**Given instruction**
Skip any picture you find and retype all the remaining lines exactly.

**Dataset section**

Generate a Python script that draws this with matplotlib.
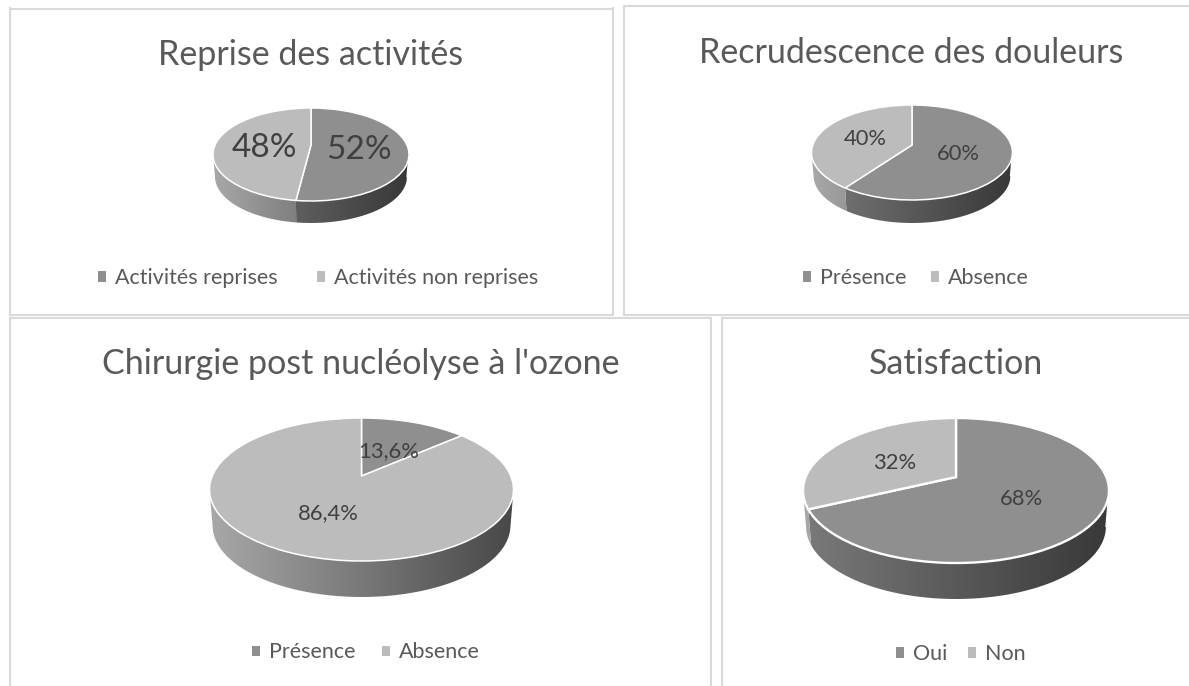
import numpy as np
import matplotlib
matplotlib.use("Agg")
import matplotlib.pyplot as plt
from matplotlib.colors import LinearSegmentedColormap
from matplotlib.patches import Patch
from matplotlib.path import Path
from matplotlib.transforms import Transform

# ---- data ----
titles = ["Reprise des activités", "Recrudescence des douleurs",
          "Chirurgie post nucléolyse à l'ozone", "Satisfaction"]
reprise_labels = ["Activités reprises", "Activités non reprises"]
reprise_values = [52, 48]
douleurs_labels = ["Présence", "Absence"]
douleurs_values = [60, 40]
chirurgie_labels = ["Présence", "Absence"]
chirurgie_values = [13.6, 86.4]
satisfaction_labels = ["Oui", "Non"]
satisfaction_values = [68, 32]

W, H = 1189, 686
DARK, LIGHT = "#8f8f8f", "#bcbcbc"
BORDER = "#d9d9d9"
TITLE_C, LEG_C, LAB_C = "#595959", "#595959", "#404040"
plt.rcParams["font.family"] = ["Lato", "DejaVu Sans"]


class PieProjection(Transform):
    """Perspective view of the unit-circle pie, in pixel-like data units."""
    input_dims = output_dims = 2

    def __init__(self, cx, apex_y, top, bottom, half_width):
        super().__init__()
        up, down = apex_y - top, bottom - apex_y
        self.k = (down - up) / (down + up)
        self.b = up * (1 + self.k)
        self.a = half_width * np.sqrt(1 - self.k ** 2)
        self.cx, self.apex_y = cx, apex_y

    def transform_non_affine(self, values):
        values = np.asarray(values, dtype=float)
        d = 1 + self.k * values[:, 1]
        return np.column_stack((self.cx + self.a * values[:, 0] / d,
                                self.apex_y - self.b * values[:, 1] / d))


layouts = [
    dict(frame=(10, 8.5, 612.5, 315), hide=[], cx=311, apex=145, top=108, bottom=201,
         rx=98, depth=22, title=(311, 55, 24.5), lab_fs=24,
         lab=[(359, 150), (264, 148)], leg=(318, 278, 40), leg_fs=15.5, edge=1.1),
    dict(frame=(623.5, 6, 1189, 315), hide=["right"], cx=912, apex=145, top=105, bottom=200,
         rx=100.5, depth=23, title=(911, 53, 24.5), lab_fs=15.8,
         lab=[(958, 154), (865, 139)], leg=(916, 278, 25), leg_fs=15.5, edge=1.1),
    dict(frame=(10, 318, 711, 686), hide=["bottom"], cx=361.5, apex=476, top=418, bottom=561,
         rx=152, depth=36, title=(360.5, 364, 24.5), lab_fs=15.8,
         lab=[(388.5, 451), (328, 513)], leg=(366, 652.5, 26), leg_fs=15.5, edge=1.1),
    dict(frame=(722, 318, 1189, 686), hide=["right", "bottom"], cx=956, apex=477, top=418, bottom=563,
         rx=153, depth=36, title=(956, 364, 24.5), lab_fs=15.8,
         lab=[(1022, 499), (895, 463)], leg=(961, 654, 21), leg_fs=15.5, edge=1.7),
]
series = [
    (reprise_labels, reprise_values, ["{:.0f}%"] * 2),
    (douleurs_labels, douleurs_values, ["{:.0f}%"] * 2),
    (chirurgie_labels, chirurgie_values, ["{:.1f}%"] * 2),
    (satisfaction_labels, satisfaction_values, ["{:.0f}%"] * 2),
]
wall_maps = [LinearSegmentedColormap.from_list("d", ["#7a7a7a", "#383838"]),
             LinearSegmentedColormap.from_list("l", ["#a8a8a8", "#484848"])]

fig = plt.figure(figsize=(W / 100, H / 100), dpi=100, facecolor="white")

for title, (names, values, fmts), L in zip(titles, series, layouts):
    x0, y0, x1, y1 = L["frame"]
    ax = fig.add_axes([x0 / W, 1 - y1 / H, (x1 - x0) / W, (y1 - y0) / H])
    proj = PieProjection(L["cx"], L["apex"], L["top"], L["bottom"], L["rx"])

    wedges, _ = ax.pie(values, colors=[DARK, LIGHT], startangle=90, counterclock=False,
                       wedgeprops=dict(edgecolor="white", linewidth=L["edge"]))
    for w in wedges:
        w.set_transform(proj + ax.transData)
        w.set_zorder(5)

    # front wall of each slice
    delta = np.degrees(np.arcsin(proj.k))
    seps = []
    for w, cmap in zip(wedges, wall_maps):
        for n in (-1, 0, 1):
            lo = max(w.theta1, -180 + delta + 360 * n)
            hi = min(w.theta2, -delta + 360 * n)
            if hi <= lo:
                continue
            t = np.radians(np.linspace(lo, hi, 120))
            pts = proj.transform(np.column_stack((np.cos(t), np.sin(t))))
            low = pts.copy()
            low[:, 0] = L["cx"] + (low[:, 0] - L["cx"]) * 0.98
            low[:, 1] += L["depth"]
            poly = np.vstack((pts, low[::-1], pts[:1]))
            im = ax.imshow(np.linspace(0, 1, 256).reshape(1, -1), cmap=cmap, aspect="auto",
                           extent=(L["cx"] - L["rx"], L["cx"] + L["rx"],
                                   L["bottom"] + L["depth"] + 2, L["top"]),
                           interpolation="bilinear", zorder=2)
            im.set_clip_path(Path(poly), transform=ax.transData)
            seps.append((pts, low))
    for (p1, l1), (p2, l2) in zip(seps, seps[1:]):
        ax.plot([p1[-1, 0], l1[-1, 0]], [p1[-1, 1], l1[-1, 1]], color="white", lw=0.9, zorder=3)

    # chart furniture
    tx, ty, tfs = L["title"]
    ax.text(tx, ty, title, ha="center", va="center", fontsize=tfs, color=TITLE_C)
    for v, fmt, (lx, ly) in zip(values, fmts, L["lab"]):
        ax.text(lx, ly, fmt.format(v).replace(".", ","), ha="center", va="center",
                fontsize=L["lab_fs"], color=LAB_C, zorder=6)

    lx, ly, gap = L["leg"]
    fpx = L["leg_fs"] * 100 / 72
    handles = [Patch(facecolor=DARK, edgecolor="none"), Patch(facecolor=LIGHT, edgecolor="none")]
    ax.legend(handles, names, ncol=2, loc="center", bbox_to_anchor=(lx, ly),
              bbox_transform=ax.transData, frameon=False, fontsize=L["leg_fs"],
              labelcolor=LEG_C, handlelength=8 / fpx, handleheight=8 / fpx,
              handletextpad=9 / fpx, columnspacing=gap / fpx, borderpad=0, borderaxespad=0)

    ax.set_aspect("auto")
    ax.set_xlim(x0, x1)
    ax.set_ylim(y1, y0)
    ax.set_xticks([])
    ax.set_yticks([])
    ax.set_frame_on(True)
    for s in ax.spines.values():
        s.set_color(BORDER)
        s.set_linewidth(1.5)
        s.set_visible(True)
    for s in L["hide"]:
        ax.spines[s].set_visible(False)

fig.savefig("out.png", dpi=100, facecolor="white")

**The reply**
Generate a Python script that draws this with matplotlib.
import numpy as np
import matplotlib
matplotlib.use("Agg")
import matplotlib.pyplot as plt
from matplotlib.colors import LinearSegmentedColormap
from matplotlib.patches import Patch
from matplotlib.path import Path
from matplotlib.transforms import Transform

# ---- data ----
titles = ["Reprise des activités", "Recrudescence des douleurs",
          "Chirurgie post nucléolyse à l'ozone", "Satisfaction"]
reprise_labels = ["Activités reprises", "Activités non reprises"]
reprise_values = [52, 48]
douleurs_labels = ["Présence", "Absence"]
douleurs_values = [60, 40]
chirurgie_labels = ["Présence", "Absence"]
chirurgie_values = [13.6, 86.4]
satisfaction_labels = ["Oui", "Non"]
satisfaction_values = [68, 32]

W, H = 1189, 686
DARK, LIGHT = "#8f8f8f", "#bcbcbc"
BORDER = "#d9d9d9"
TITLE_C, LEG_C, LAB_C = "#595959", "#595959", "#404040"
plt.rcParams["font.family"] = ["Lato", "DejaVu Sans"]


class PieProjection(Transform):
    """Perspective view of the unit-circle pie, in pixel-like data units."""
    input_dims = output_dims = 2

    def __init__(self, cx, apex_y, top, bottom, half_width):
        super().__init__()
        up, down = apex_y - top, bottom - apex_y
        self.k = (down - up) / (down + up)
        self.b = up * (1 + self.k)
        self.a = half_width * np.sqrt(1 - self.k ** 2)
        self.cx, self.apex_y = cx, apex_y

    def transform_non_affine(self, values):
        values = np.asarray(values, dtype=float)
        d = 1 + self.k * values[:, 1]
        return np.column_stack((self.cx + self.a * values[:, 0] / d,
                                self.apex_y - self.b * values[:, 1] / d))


layouts = [
    dict(frame=(10, 8.5, 612.5, 315), hide=[], cx=311, apex=145, top=108, bottom=201,
         rx=98, depth=22, title=(311, 55, 24.5), lab_fs=24,
         lab=[(359, 150), (264, 148)], leg=(318, 278, 40), leg_fs=15.5, edge=1.1),
    dict(frame=(623.5, 6, 1189, 315), hide=["right"], cx=912, apex=145, top=105, bottom=200,
         rx=100.5, depth=23, title=(911, 53, 24.5), lab_fs=15.8,
         lab=[(958, 154), (865, 139)], leg=(916, 278, 25), leg_fs=15.5, edge=1.1),
    dict(frame=(10, 318, 711, 686), hide=["bottom"], cx=361.5, apex=476, top=418, bottom=561,
         rx=152, depth=36, title=(360.5, 364, 24.5), lab_fs=15.8,
         lab=[(388.5, 451), (328, 513)], leg=(366, 652.5, 26), leg_fs=15.5, edge=1.1),
    dict(frame=(722, 318, 1189, 686), hide=["right", "bottom"], cx=956, apex=477, top=418, bottom=563,
         rx=153, depth=36, title=(956, 364, 24.5), lab_fs=15.8,
         lab=[(1022, 499), (895, 463)], leg=(961, 654, 21), leg_fs=15.5, edge=1.7),
]
series = [
    (reprise_labels, reprise_values, ["{:.0f}%"] * 2),
    (douleurs_labels, douleurs_values, ["{:.0f}%"] * 2),
    (chirurgie_labels, chirurgie_values, ["{:.1f}%"] * 2),
    (satisfaction_labels, satisfaction_values, ["{:.0f}%"] * 2),
]
wall_maps = [LinearSegmentedColormap.from_list("d", ["#7a7a7a", "#383838"]),
             LinearSegmentedColormap.from_list("l", ["#a8a8a8", "#484848"])]

fig = plt.figure(figsize=(W / 100, H / 100), dpi=100, facecolor="white")

for title, (names, values, fmts), L in zip(titles, series, layouts):
    x0, y0, x1, y1 = L["frame"]
    ax = fig.add_axes([x0 / W, 1 - y1 / H, (x1 - x0) / W, (y1 - y0) / H])
    proj = PieProjection(L["cx"], L["apex"], L["top"], L["bottom"], L["rx"])

    wedges, _ = ax.pie(values, colors=[DARK, LIGHT], startangle=90, counterclock=False,
                       wedgeprops=dict(edgecolor="white", linewidth=L["edge"]))
    for w in wedges:
        w.set_transform(proj + ax.transData)
        w.set_zorder(5)

    # front wall of each slice
    delta = np.degrees(np.arcsin(proj.k))
    seps = []
    for w, cmap in zip(wedges, wall_maps):
        for n in (-1, 0, 1):
            lo = max(w.theta1, -180 + delta + 360 * n)
            hi = min(w.theta2, -delta + 360 * n)
            if hi <= lo:
                continue
            t = np.radians(np.linspace(lo, hi, 120))
            pts = proj.transform(np.column_stack((np.cos(t), np.sin(t))))
            low = pts.copy()
            low[:, 0] = L["cx"] + (low[:, 0] - L["cx"]) * 0.98
            low[:, 1] += L["depth"]
            poly = np.vstack((pts, low[::-1], pts[:1]))
            im = ax.imshow(np.linspace(0, 1, 256).reshape(1, -1), cmap=cmap, aspect="auto",
                           extent=(L["cx"] - L["rx"], L["cx"] + L["rx"],
                                   L["bottom"] + L["depth"] + 2, L["top"]),
                           interpolation="bilinear", zorder=2)
            im.set_clip_path(Path(poly), transform=ax.transData)
            seps.append((pts, low))
    for (p1, l1), (p2, l2) in zip(seps, seps[1:]):
        ax.plot([p1[-1, 0], l1[-1, 0]], [p1[-1, 1], l1[-1, 1]], color="white", lw=0.9, zorder=3)

    # chart furniture
    tx, ty, tfs = L["title"]
    ax.text(tx, ty, title, ha="center", va="center", fontsize=tfs, color=TITLE_C)
    for v, fmt, (lx, ly) in zip(values, fmts, L["lab"]):
        ax.text(lx, ly, fmt.format(v).replace(".", ","), ha="center", va="center",
                fontsize=L["lab_fs"], color=LAB_C, zorder=6)

    lx, ly, gap = L["leg"]
    fpx = L["leg_fs"] * 100 / 72
    handles = [Patch(facecolor=DARK, edgecolor="none"), Patch(facecolor=LIGHT, edgecolor="none")]
    ax.legend(handles, names, ncol=2, loc="center", bbox_to_anchor=(lx, ly),
              bbox_transform=ax.transData, frameon=False, fontsize=L["leg_fs"],
              labelcolor=LEG_C, handlelength=8 / fpx, handleheight=8 / fpx,
              handletextpad=9 / fpx, columnspacing=gap / fpx, borderpad=0, borderaxespad=0)

    ax.set_aspect("auto")
    ax.set_xlim(x0, x1)
    ax.set_ylim(y1, y0)
    ax.set_xticks([])
    ax.set_yticks([])
    ax.set_frame_on(True)
    for s in ax.spines.values():
        s.set_color(BORDER)
        s.set_linewidth(1.5)
        s.set_visible(True)
    for s in L["hide"]:
        ax.spines[s].set_visible(False)

fig.savefig("out.png", dpi=100, facecolor="white")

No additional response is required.